▸ **Work to do**: Each line below should be quoted exactly, please.
** START Exercise materials **
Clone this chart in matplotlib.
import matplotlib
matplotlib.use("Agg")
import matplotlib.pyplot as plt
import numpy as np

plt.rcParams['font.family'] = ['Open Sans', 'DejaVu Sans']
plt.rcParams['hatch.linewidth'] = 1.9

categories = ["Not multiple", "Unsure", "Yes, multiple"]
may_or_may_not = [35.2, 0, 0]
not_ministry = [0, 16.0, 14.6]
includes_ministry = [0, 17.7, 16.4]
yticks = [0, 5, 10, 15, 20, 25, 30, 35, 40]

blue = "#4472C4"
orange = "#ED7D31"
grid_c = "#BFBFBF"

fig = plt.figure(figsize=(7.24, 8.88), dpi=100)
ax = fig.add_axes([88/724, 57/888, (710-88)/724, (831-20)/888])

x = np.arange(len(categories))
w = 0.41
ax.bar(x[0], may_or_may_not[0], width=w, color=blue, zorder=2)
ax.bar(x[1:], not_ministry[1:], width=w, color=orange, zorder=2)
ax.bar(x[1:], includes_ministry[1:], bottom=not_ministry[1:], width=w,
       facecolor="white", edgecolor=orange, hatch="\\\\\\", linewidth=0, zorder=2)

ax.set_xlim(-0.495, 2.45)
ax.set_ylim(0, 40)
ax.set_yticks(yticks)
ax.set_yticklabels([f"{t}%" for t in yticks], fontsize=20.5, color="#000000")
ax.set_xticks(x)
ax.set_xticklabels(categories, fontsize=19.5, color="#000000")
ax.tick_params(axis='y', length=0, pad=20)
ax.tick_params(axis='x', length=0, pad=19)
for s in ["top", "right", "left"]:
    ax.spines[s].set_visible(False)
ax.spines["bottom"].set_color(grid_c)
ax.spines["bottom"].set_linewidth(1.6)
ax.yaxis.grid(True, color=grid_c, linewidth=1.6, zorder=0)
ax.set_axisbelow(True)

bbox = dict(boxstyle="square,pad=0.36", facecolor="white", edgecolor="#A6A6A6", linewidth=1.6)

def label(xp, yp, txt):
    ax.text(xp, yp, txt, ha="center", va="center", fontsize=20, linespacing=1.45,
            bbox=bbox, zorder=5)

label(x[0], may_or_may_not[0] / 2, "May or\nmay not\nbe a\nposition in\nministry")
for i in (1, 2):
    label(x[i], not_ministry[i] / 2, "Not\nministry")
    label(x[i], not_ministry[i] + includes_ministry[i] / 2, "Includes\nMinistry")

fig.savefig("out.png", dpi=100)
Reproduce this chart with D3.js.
** END Exercise materials **
▸ **Task response**:
Clone this chart in matplotlib.
import matplotlib
matplotlib.use("Agg")
import matplotlib.pyplot as plt
import numpy as np

plt.rcParams['font.family'] = ['Open Sans', 'DejaVu Sans']
plt.rcParams['hatch.linewidth'] = 1.9

categories = ["Not multiple", "Unsure", "Yes, multiple"]
may_or_may_not = [35.2, 0, 0]
not_ministry = [0, 16.0, 14.6]
includes_ministry = [0, 17.7, 16.4]
yticks = [0, 5, 10, 15, 20, 25, 30, 35, 40]

blue = "#4472C4"
orange = "#ED7D31"
grid_c = "#BFBFBF"

fig = plt.figure(figsize=(7.24, 8.88), dpi=100)
ax = fig.add_axes([88/724, 57/888, (710-88)/724, (831-20)/888])

x = np.arange(len(categories))
w = 0.41
ax.bar(x[0], may_or_may_not[0], width=w, color=blue, zorder=2)
ax.bar(x[1:], not_ministry[1:], width=w, color=orange, zorder=2)
ax.bar(x[1:], includes_ministry[1:], bottom=not_ministry[1:], width=w,
       facecolor="white", edgecolor=orange, hatch="\\\\\\", linewidth=0, zorder=2)

ax.set_xlim(-0.495, 2.45)
ax.set_ylim(0, 40)
ax.set_yticks(yticks)
ax.set_yticklabels([f"{t}%" for t in yticks], fontsize=20.5, color="#000000")
ax.set_xticks(x)
ax.set_xticklabels(categories, fontsize=19.5, color="#000000")
ax.tick_params(axis='y', length=0, pad=20)
ax.tick_params(axis='x', length=0, pad=19)
for s in ["top", "right", "left"]:
    ax.spines[s].set_visible(False)
ax.spines["bottom"].set_color(grid_c)
ax.spines["bottom"].set_linewidth(1.6)
ax.yaxis.grid(True, color=grid_c, linewidth=1.6, zorder=0)
ax.set_axisbelow(True)

bbox = dict(boxstyle="square,pad=0.36", facecolor="white", edgecolor="#A6A6A6", linewidth=1.6)

def label(xp, yp, txt):
    ax.text(xp, yp, txt, ha="center", va="center", fontsize=20, linespacing=1.45,
            bbox=bbox, zorder=5)

label(x[0], may_or_may_not[0] / 2, "May or\nmay not\nbe a\nposition in\nministry")
for i in (1, 2):
    label(x[i], not_ministry[i] / 2, "Not\nministry")
    label(x[i], not_ministry[i] + includes_ministry[i] / 2, "Includes\nMinistry")

fig.savefig("out.png", dpi=100)
Reproduce this chart with D3.js.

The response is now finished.